After much deliberation and focus, and one late night where i told myself I just need to stop procrastinating and get thing finished the turret is working!
As a reminder, I’ve had the visual spotting code working for a while, but I needed to work on moving the motors, which proved a harder challenge than I had wanted. The camera sees a person and gets the center location of the bounding box, then calculates the difference between the center of the frame and the bbox center. The next step is to get the left-right motor to just move a fixed distance, to keep things simple I’m skipping vertical adjustments at this stage.
As a review, I have tried several approaches. The motors are driven with two inputs each, a DIRECTION pin, and a STEP pin. The voltage HIGH or LOW on the direction pin sets the direction the motor steps towards, and the STEP pin pulses the motor one step(or micro-step).
- I initially tried driving the motors though the jetson using python and the jetson.gpio library. Realtime hardware control in python… didn’t work. I tried using threading, but turns out even using threading wasn’t enough. I started looking into having a separate process going, and just realized it was becoming too complicated, and this was not what i wanted to focus on. I was able to drive the motors, but there too much stuttering.

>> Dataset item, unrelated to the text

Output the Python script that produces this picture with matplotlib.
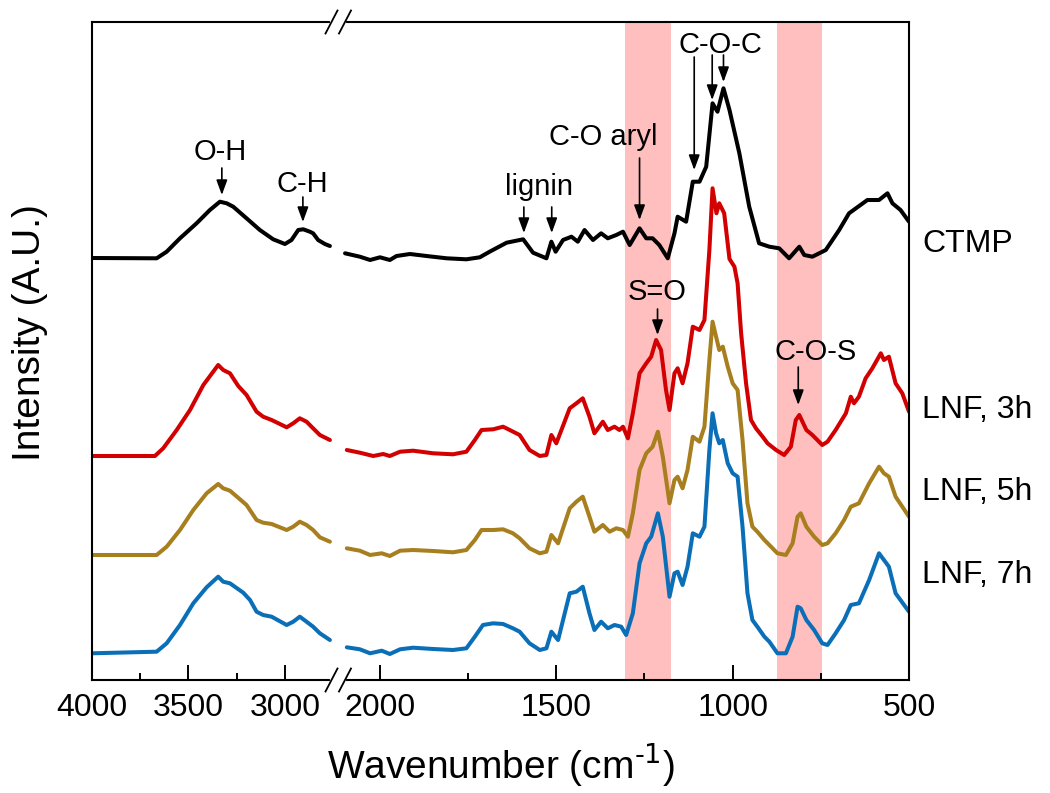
import numpy as np
import matplotlib
matplotlib.use('Agg')
import matplotlib.pyplot as plt
import matplotlib.transforms as mtransforms
from matplotlib.lines import Line2D

plt.rcParams['font.family'] = ['Liberation Sans', 'DejaVu Sans']
plt.rcParams['mathtext.default'] = 'regular'

# FTIR spectra (wavenumber in cm-1, intensity in arbitrary units, offsets included)
ctmp_wn = [4000, 3665, 3613, 3544, 3458, 3389, 3337, 3302, 3268, 3199, 3130, 3061, 3000, 2966,
           2931, 2905, 2871, 2854, 2828, 2793, 2767,
           2099, 2057, 2028, 2000, 1972, 1953, 1915, 1868, 1811, 1755, 1717, 1689, 1641, 1594,
           1566, 1528, 1514, 1502, 1481, 1457, 1439, 1420, 1396, 1373, 1354, 1330, 1311, 1292,
           1264, 1245, 1227, 1208, 1184, 1165, 1156, 1132, 1113, 1094, 1075, 1057, 1043, 1026,
           1009, 981, 953, 925, 896, 868, 840, 811, 797, 774, 736, 698, 670, 618, 585, 561, 547,
           524, 500]
ctmp_int = [422, 421.7, 428.3, 441.7, 456.7, 470, 478.3, 476.7, 473.3, 461.7, 450, 440.7, 436, 440,
            450, 450.7, 448.3, 446.7, 440, 436, 434,
            426.7, 423.3, 420, 422.7, 420, 424, 426, 424, 421.7, 420.7, 422.7, 428.3, 437.3, 440.7,
            427.3, 421.7, 438.3, 428.3, 440, 443.3, 438.3, 450, 440, 446.7, 441.7, 445, 448.3, 435,
            451.7, 441.7, 441.7, 435, 421.7, 446.7, 463.3, 458.3, 498.3, 498.3, 513.3, 576.7, 568.3,
            591.7, 570, 526.7, 473.3, 436.7, 433.3, 431.7, 421.7, 433.3, 425, 423.3, 430, 450, 466.7,
            480, 480, 486.7, 476.7, 470, 458.3]

lnf3_wn = [4000, 3674, 3631, 3561, 3492, 3423, 3346, 3320, 3285, 3242, 3199, 3147, 3113, 3069,
           2991, 2957, 2923, 2888, 2854, 2819, 2767,
           2094, 2057, 2019, 1991, 1972, 1943, 1906, 1849, 1793, 1755, 1731, 1712, 1679, 1651,
           1632, 1604, 1576, 1547, 1528, 1514, 1500, 1462, 1443, 1425, 1406, 1392, 1368, 1354,
           1335, 1321, 1311, 1297, 1283, 1264, 1245, 1231, 1217, 1203, 1189, 1179, 1165, 1156,
           1142, 1128, 1113, 1094, 1080, 1066, 1057, 1046, 1038, 1024, 1009, 995, 986, 976, 962,
           948, 934, 915, 901, 877, 854, 835, 821, 811, 791, 774, 746, 731, 708, 679, 665, 656,
           642, 623, 604, 580, 571, 557, 538, 519, 500]
lnf3_int = [224, 224, 231.7, 250, 270, 295, 315, 310, 306.7, 294, 285, 268.3, 263.3, 260,
            252.7, 256.7, 261.7, 258.3, 251.7, 245, 240,
            230, 227.3, 224, 226, 224, 228.3, 229.3, 226.7, 225.7, 228.3, 240, 250, 250.7, 253.3,
            250, 245, 230, 224, 225, 245, 236.7, 271.7, 276.7, 281.7, 263.3, 246.7, 258.3, 250,
            253.3, 250, 253.3, 241.7, 266.7, 306.7, 316.7, 323.3, 340, 330, 290, 270, 306.7, 311.7,
            296.7, 316.7, 353.3, 350, 360, 430, 491.7, 466.7, 476.7, 466.7, 421, 413.3, 396.7,
            346.7, 296.7, 260, 251.7, 243.3, 236.7, 230, 225, 233.3, 260, 265, 250, 245, 235, 238.3,
            250, 266.7, 283.3, 276.7, 283.3, 301.7, 311.7, 326.7, 320, 323.3, 296.7, 286.7, 268.3]

lnf5_wn = [4000, 3665, 3613, 3544, 3475, 3406, 3346, 3320, 3285, 3233, 3199, 3147, 3113, 3069,
           2991, 2957, 2923, 2888, 2854, 2819, 2767,
           2094, 2057, 2028, 1995, 1972, 1943, 1906, 1849, 1793, 1755, 1731, 1712, 1679, 1651,
           1623, 1604, 1576, 1547, 1528, 1514, 1495, 1462, 1443, 1425, 1406, 1392, 1368, 1349,
           1330, 1311, 1297, 1283, 1264, 1245, 1227, 1212, 1198, 1179, 1165, 1156, 1142, 1128,
           1113, 1094, 1080, 1066, 1057, 1047, 1038, 1028, 1014, 1000, 986, 972, 958, 944, 930,
           910, 896, 873, 849, 830, 816, 807, 791, 769, 746, 731, 708, 684, 665, 642, 613, 585,
           571, 557, 538, 500]
lnf5_int = [125, 125, 133.3, 150, 170, 186.7, 196, 191.7, 189.3, 180.7, 175, 160, 157.3, 156,
            150, 153.3, 158.3, 155, 150, 142.7, 138.3,
            131.7, 129.3, 125, 126.7, 124, 129.3, 130, 129, 127.7, 130, 140, 150, 150, 150.7,
            146.7, 141.7, 131.7, 126.7, 128.3, 145, 136.7, 171.7, 178.3, 183.3, 163.3, 148.3, 155,
            148.3, 151.7, 150, 143.3, 166.7, 210, 226.7, 233.3, 248.3, 223.3, 176.7, 200, 203.3,
            191.7, 210, 243.3, 238.3, 253.3, 320, 358.3, 343.3, 330, 333.3, 313.3, 296.7, 290, 240,
            176.7, 153.3, 148.3, 140, 135, 126.7, 125, 136.7, 163.3, 166.7, 153.3, 143.3, 135, 136.7,
            146.7, 160, 173.3, 176.7, 196.7, 213.3, 206.7, 203.3, 183.3, 163.3]

lnf7_wn = [4000, 3665, 3613, 3544, 3475, 3406, 3346, 3320, 3285, 3216, 3181, 3147, 3113, 3069,
           2991, 2957, 2923, 2888, 2854, 2819, 2767,
           2094, 2057, 2028, 1995, 1972, 1943, 1906, 1849, 1793, 1755, 1731, 1708, 1679, 1651,
           1623, 1604, 1576, 1547, 1528, 1514, 1495, 1462, 1443, 1425, 1406, 1392, 1373, 1354,
           1335, 1316, 1302, 1283, 1264, 1245, 1231, 1212, 1198, 1179, 1165, 1156, 1142, 1128,
           1113, 1094, 1080, 1066, 1057, 1047, 1038, 1028, 1014, 1000, 986, 972, 958, 944, 930,
           910, 896, 873, 849, 830, 816, 807, 791, 769, 746, 731, 708, 684, 665, 642, 613, 585,
           571, 557, 538, 500]
lnf7_int = [26.7, 28.3, 36.7, 55, 76.7, 92.7, 103.3, 98.3, 96.7, 87.3, 80, 68.3, 65, 63.3,
            55, 58.3, 63.3, 58.3, 53.3, 46.7, 40,
            32.7, 30.7, 26.7, 29.3, 26, 30.7, 32.3, 31, 30, 31.7, 43.3, 55, 56.7, 56,
            51.7, 48.3, 36.7, 30, 31.7, 48.3, 40, 86.7, 88.3, 93.3, 66.7, 50, 58.3, 51.7,
            55, 53.3, 45, 66.7, 116.7, 136.7, 143.3, 166.7, 143.3, 83.3, 106.7, 108.3,
            95, 113.3, 146.7, 143.3, 153.3, 230, 266.7, 246.7, 236.7, 240, 216.7, 206.7, 203.3,
            153.3, 86.7, 60, 53.3, 43.3, 38.3, 26.7, 26.7, 43.3, 73.3, 71.7, 60, 50, 36.7, 35,
            46.7, 60, 75, 76.7, 100, 126.7, 120, 113.3, 86.7, 68.3]

names = ['CTMP', 'LNF, 3h', 'LNF, 5h', 'LNF, 7h']
colors = ['#000000', '#d20000', '#a87f1f', '#0b6fb8']
label_y = [428, 262, 180, 97]
bands = [(1304, 1176), (873, 746)]

series = [(ctmp_wn, ctmp_int), (lnf3_wn, lnf3_int), (lnf5_wn, lnf5_int), (lnf7_wn, lnf7_int)]

W, H = 1050, 793
fig = plt.figure(figsize=(W / 100, H / 100), dpi=100)
fx = lambda px: px / W
fy = lambda py: 1 - py / H

y0, y1 = fy(680), fy(22)
ax1 = fig.add_axes([fx(92), y0, fx(338) - fx(92), y1 - y0])
ax2 = fig.add_axes([fx(338), y0, fx(909) - fx(338), y1 - y0])

for (wn, inten), c in zip(series, colors):
    wn = np.array(wn)
    inten = np.array(inten)
    m = wn > 2400
    ax1.plot(wn[m], inten[m], color=c, lw=2.9, solid_joinstyle='round', solid_capstyle='round')
    ax2.plot(wn[~m], inten[~m], color=c, lw=2.9, solid_joinstyle='round', solid_capstyle='round')

for lo, hi in bands:
    ax2.axvspan(lo, hi, color='#ffbfbf', lw=0, zorder=0)

ax1.set_xlim(4000, 2725)
ax2.set_xlim(2119, 500)
for ax in (ax1, ax2):
    ax.set_ylim(0, 658)
    ax.set_yticks([])
    for s in ax.spines.values():
        s.set_linewidth(1.5)
    ax.tick_params(axis='x', which='major', direction='in', length=11, width=1.4,
                   labelsize=23, pad=9, top=False)
    ax.tick_params(axis='x', which='minor', direction='in', length=5, width=1.4, top=False)
ax1.spines['right'].set_visible(False)
ax2.spines['left'].set_visible(False)
ax1.set_xticks([4000, 3500, 3000])
ax1.set_xticks([3750, 3250], minor=True)
ax2.set_xticks([2000, 1500, 1000, 500])
ax2.set_xticks([1750, 1250, 750], minor=True)

# axis break marks
for yb in (22, 680):
    fig.add_artist(Line2D([fx(332), fx(344)], [fy(yb), fy(yb)], color='white', lw=3, zorder=5))
    for cx in (331.5, 345):
        fig.add_artist(Line2D([fx(cx - 6), fx(cx + 6)], [fy(yb + 11.5), fy(yb - 11.5)],
                              color='k', lw=1.3, zorder=6))

# peak annotations
arw = dict(arrowstyle='-|>,head_length=0.6,head_width=0.22', color='k', lw=1.2,
           mutation_scale=15, shrinkA=0, shrinkB=0)
ax1.annotate('', xy=(3327, 485), xytext=(3327, 512), arrowprops=arw)
ax1.text(3337, 520, 'O-H', fontsize=21, ha='center', va='baseline')
ax1.annotate('', xy=(2907, 458), xytext=(2907, 483), arrowprops=arw)
ax1.text(2912, 488, 'C-H', fontsize=21, ha='center', va='baseline')

ax2.text(1550, 485, 'lignin', fontsize=21, ha='center', va='baseline')
for x in (1592, 1513):
    ax2.annotate('', xy=(x, 447), xytext=(x, 473), arrowprops=arw)
ax2.text(1366, 535, 'C-O aryl', fontsize=21, ha='center', va='baseline')
ax2.annotate('', xy=(1264, 460), xytext=(1264, 522), arrowprops=arw)
ax2.text(1035, 627, 'C-O-C', fontsize=21, ha='center', va='baseline')
ax2.annotate('', xy=(1109, 510), xytext=(1109, 623), arrowprops=arw)
ax2.annotate('', xy=(1058, 580), xytext=(1058, 625), arrowprops=arw)
ax2.annotate('', xy=(1026, 598), xytext=(1026, 625), arrowprops=arw)
ax2.text(1213, 380, 'S=O', fontsize=21, ha='center', va='baseline')
ax2.annotate('', xy=(1213, 345), xytext=(1213, 371), arrowprops=arw)
ax2.text(766, 320, 'C-O-S', fontsize=21, ha='center', va='baseline')
ax2.annotate('', xy=(814, 275), xytext=(814, 313), arrowprops=arw)

# series labels on the right
trans = mtransforms.blended_transform_factory(ax2.transAxes, ax2.transData)
for name, yl in zip(names, label_y):
    ax2.text(1.0228, yl, name, transform=trans, fontsize=23, ha='left', va='baseline',
             clip_on=False)

fig.text(fx(501), fy(765), r'Wavenumber (cm$^{\text{-1}}$)', fontsize=28, ha='center',
         va='center')
fig.text(fx(30), fy(333), 'Intensity (A.U.)', fontsize=28, ha='center', va='center',
         rotation=90)

fig.savefig('out.png', dpi=100)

- Next I tried what I should have done in the first place – have a embedded system control the motors – ie an Arduino. I choose a Seeeduino Xiao – low cost, the only real downside is the compile time in the Arduino IDE. I started by sending serial data from the Python sketch to the Arduino with a test sketch where I was parsing and creating the motor drive signals myself, but that quickly ballooned in complexity, and I looked around again for a library. I had looked for an off the shelf library for multi-motor stepper control, but didn’t find one. There was some frustration controlling the motors with my homemade sketch, I ran into the same problems as the python sketch: the handoff to read and parse the serial commands was taking too long and the motors were not moving smoothly.
- After trying to briefly roll my own motor driver, I finally found the AccelStepper library and it worked like a dream. Velocity and acceleration threshold settings, move by velocity or position, multiple motors support with multiple speeds, this library was perfect. In 10minutes I had made a demo sketch and was kicking myself for not looking a little more previously. After all, I don’t care as much about this step, my real goal is to make a motion platform for reinforcement learning.
After getting the motors working I had the turret tracking in a few minutes. The whole code flow is as follows:
- Look for a object with a specific ClassID in view of the camera. Otherwise do nothing
- If found, calculate error between person and and center of the camera view.
- If the error is below a certain threshold zone, fire. The threshold zone is the “dead-zone” where the motors do not move
- If the error is above the theshold, move at a fixed distance and speed.
If the distance and speed is too low, the turrent won’t follow quick enough to stay on target. If the distance and/or speed is too high, you get oscillations. What is needed next is a PID loop to set the distance to move. For now I’ll just move at max speed all the time, the motor library takes care of the ramping up to the max speed and the acceleration is adjustable.